How to read memory like pytorch? Even after transpose?

Hi! I find out pytorch can read memory differently than cuda, like:
a = torch.tensor([1, 2, 3])
b = a.T

If we use this b, it is really transposed. But if we read it in another self defined cuda kernel, it will still read it like a. in a’s shape!

How can I package my kernel like pytorch? Sounds like, like aten? Any suggestions? Thank you!!!

I’m not sure what the code snippet should do since a is a 1-dim tensor with a size of 3 and a.T won’t change anything. Reading the memory of a and b should thus yield the same values.

Could you also explain this sentence a bit more? PyTorch uses C++ and CUDA in its backend, so I’m not sure how else PyTorch “can read memory”.

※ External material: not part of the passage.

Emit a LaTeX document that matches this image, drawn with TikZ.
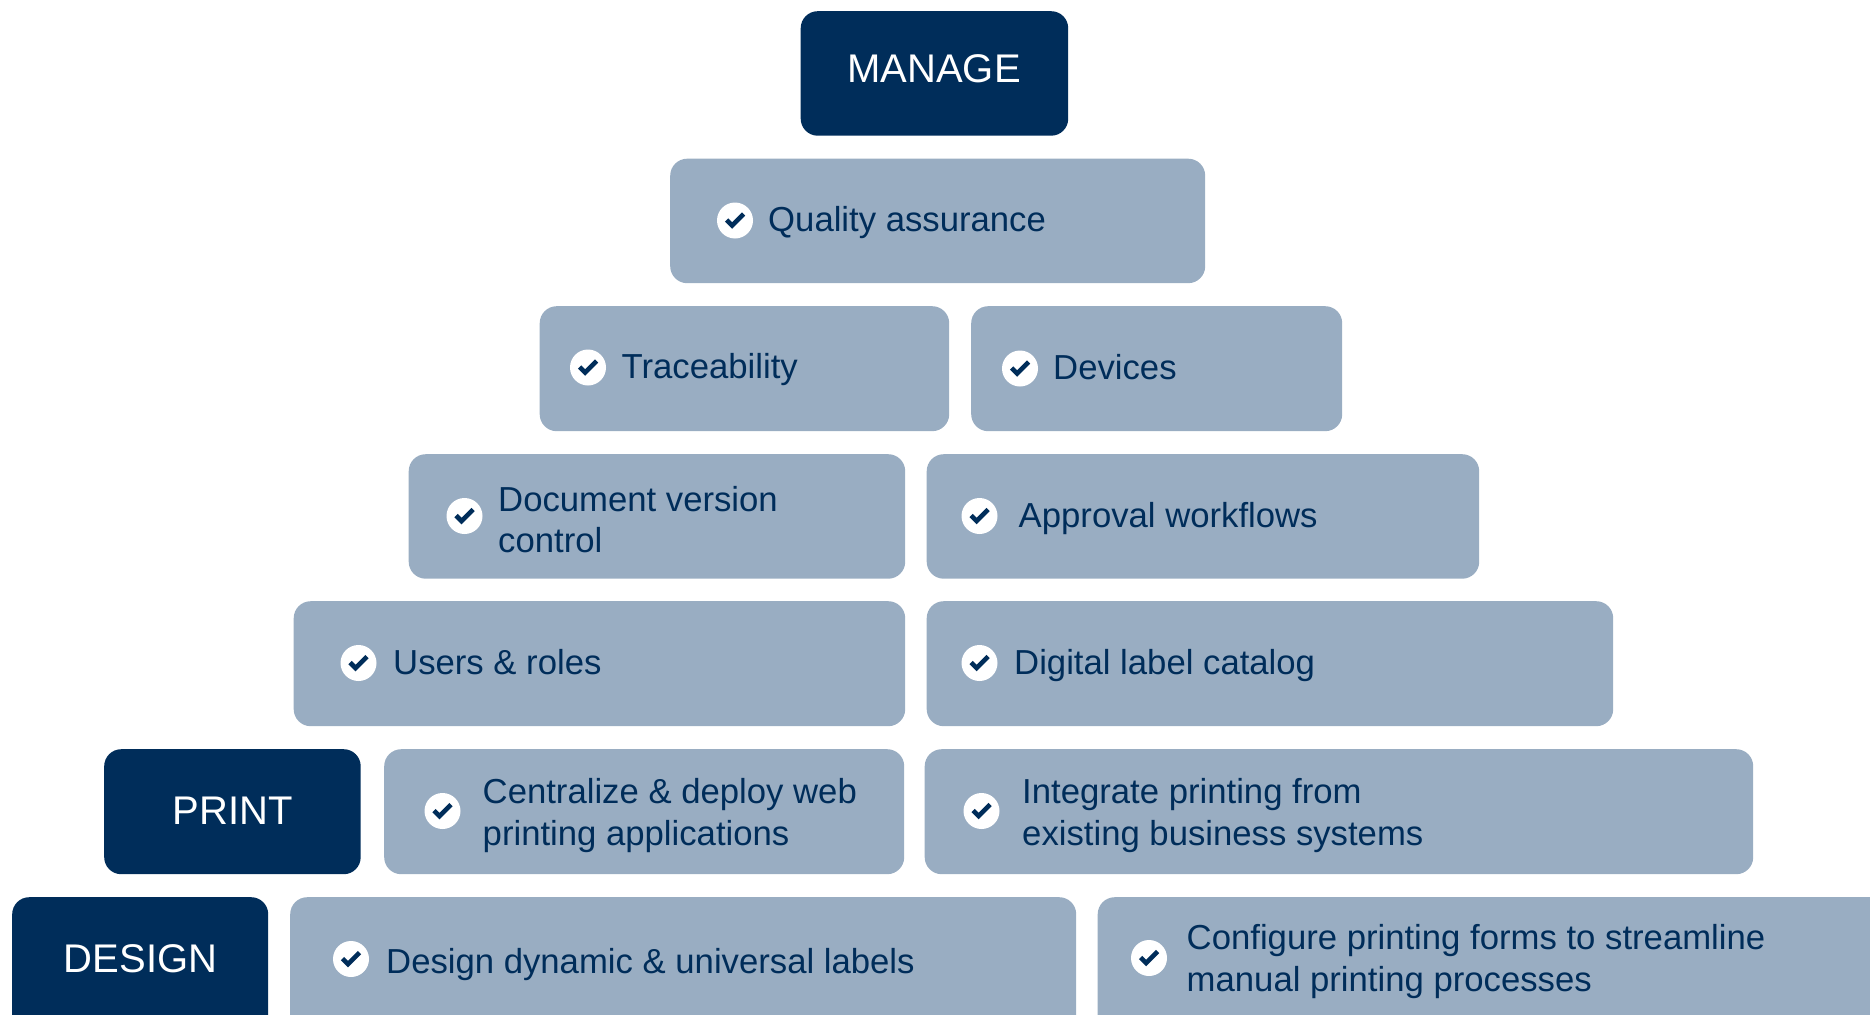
\documentclass[tikz,border=0pt]{standalone}
\usepackage{fontspec}
\setmainfont{Liberation Sans}
\definecolor{navy}{HTML}{002D5A}
\definecolor{slate}{HTML}{99ADC2}
\tikzset{
  x=1pt,y=-1pt,
  tile/.style={fill=slate,draw=none,rounded corners=17pt,inner sep=0pt,anchor=north west},
  head/.style={fill=navy,draw=none,rounded corners=17pt,inner sep=0pt,anchor=north west},
  headtext/.style={text=white,font=\fontsize{40}{48}\selectfont,anchor=base,inner sep=0pt},
  label/.style={text=navy,font=\fontsize{34.7}{41.6}\selectfont,anchor=base west,inner sep=0pt,align=left},
  tick/.style={fill=white,draw=none,circle,minimum size=36pt,inner sep=0pt},
  tickmark/.style={draw=navy,line width=4.6pt,miter limit=10}
}
% name, x1, y1, x2, y2
\newcommand{\tilebox}[6][tile]{%
  \pgfmathsetmacro{\boxw}{#5-#3}\pgfmathsetmacro{\boxh}{#6-#4}%
  \node[#1,minimum width=\boxw pt,minimum height=\boxh pt] (#2) at (#3,#4) {};}
% name, cx, cy, tx, ty, text
\newcommand{\checkitem}[6]{%
  \node[tick] (#1c) at (#2,#3) {};
  \draw[tickmark] ([shift={(-8.5,-0.5)}]#1c.center) -- ([shift={(-3,5)}]#1c.center) -- ([shift={(8.5,-6.5)}]#1c.center);
  \node[label] (#1t) at (#4,#5) {#6};}
\begin{document}
\begin{tikzpicture}
\path[use as bounding box,clip] (0,0) rectangle (1870,1014);
\tilebox[head]{manage}{800.5}{11}{1068}{135.5}
\tilebox{quality}{670}{158.5}{1205}{283}
\tilebox{trace}{539.5}{306}{949}{431}
\tilebox{devices}{971}{306}{1342}{431}
\tilebox{doc}{408.5}{454}{905}{578.5}
\tilebox{approval}{926.5}{454}{1479}{578.5}
\tilebox{users}{293.5}{601}{905}{726}
\tilebox{digital}{926.5}{601}{1613}{726}
\tilebox[head]{print}{104}{749}{360.5}{874}
\tilebox{central}{384}{749}{904}{874}
\tilebox{integrate}{924.5}{749}{1753}{874}
\tilebox[head]{design}{12}{897}{268}{1040}
\tilebox{dyn}{290}{897}{1076}{1040}
\tilebox{config}{1097.5}{897}{1900}{1040}
\node[headtext] (managet) at (934,83) {MANAGE};
\node[headtext] (printt) at (232.5,824) {PRINT};
\node[headtext] (designt) at (140.5,972) {DESIGN};
\checkitem{a}{735}{220.5}{768}{231}{Quality assurance}
\checkitem{b}{588}{367.5}{621.5}{378}{Traceability}
\checkitem{c}{1020}{368.5}{1053}{379}{Devices}
\checkitem{d}{464.5}{516}{498}{552}{Document version\\[-1pt]control}
\checkitem{e}{979.5}{516}{1018.5}{527}{Approval workflows}
\checkitem{f}{358.5}{663}{393}{674}{Users \& roles}
\checkitem{g}{979.5}{663}{1014}{674}{Digital label catalog}
\checkitem{h}{442.5}{811}{482.5}{845}{Centralize \& deploy web\\printing applications}
\checkitem{i}{981.5}{811}{1022}{845}{Integrate printing from\\existing business systems}
\checkitem{j}{351}{959}{386}{973}{Design dynamic \& universal labels}
\checkitem{k}{1149}{958}{1186.5}{991}{Configure printing forms to streamline\\manual printing processes}
\end{tikzpicture}
\end{document}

Oh, yes. Thank you for your reply! My question is more precisely decribed here: How does nn.linear work in cpp for multi dimension input? (torch._C._nn.linear)
If you could answer my further question, it will be highly appreciated!!!

I think what you mean is when you do a.t() and then read that memory in your CUDA kernel, a is not actually transposed? I believe this is because a.t() does not actually tranpose the data in memory but it just returns a view of the data. But in your CUDA kernel, when your read b, you are still reading a not the transposed version of a.

I had the same thing when I was trying to implement a fully connected layer in CUDA. I provided a link to my implementation as a reply to your other thread here. What I did was to flatten the array before I called the CUDA kernel so that b would be contiguous and correctly transposed in the CUDA kernel.